I agree completely with MarcT here. To add to his great sucess list, let's consider Yugoslavia and the USSR among others.
If you look at the early history of the 13 Colonies and the emergent US (up to about 1898 or so), I think you get a better idea of what a grass roots democratic process is. And we haven't finished yet; America still has issues with states' rights versus federalism. Canada has similar historical roots I think and provincial versus national rights issues (I am particularly aware of them with regard to the energy industry).

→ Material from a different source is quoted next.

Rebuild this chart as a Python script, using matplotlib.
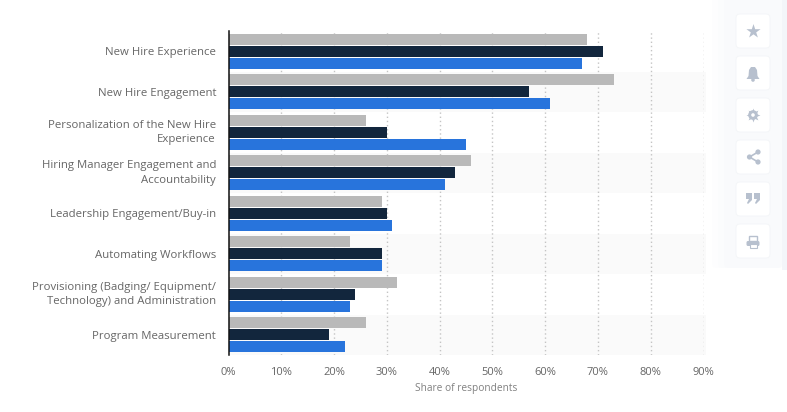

Another big agreement from me. Americans are also not monolithic. We present a very different face on the inside to what we present on the outside. We band together to present a united front when faced with external, non-American opppostion. But, we engage in pretty destructive internacine squabbles among our various geographic regions, immigrant origins, political parties and other social/reliogious/economic segements of the American "market." Sometimes you segment the market, sometimes you don't--the real trick is knowing when to do each. This is what I take MarcT to be saying here:Why assume that they don't identify themselves as Iraqis? One of the problems I've seen with identity construction/politics is how so many people assume that it has to be monolithic - that certainly doesn't match anything in the psychology literature! I think we are better, in marketing terms, to concentrate of situational identities rather than self-identities. This also works better in market research as well (BTW, I'm just finishing several MR reports that use that type of analysis).Not only does it produce better actionable intelligence in marketing terms, it actually gives more leverage in grass roots political terms. If you know the situational identities of a target market, you are more easily able to figure out how to exapt semantic components from one situational identity to another.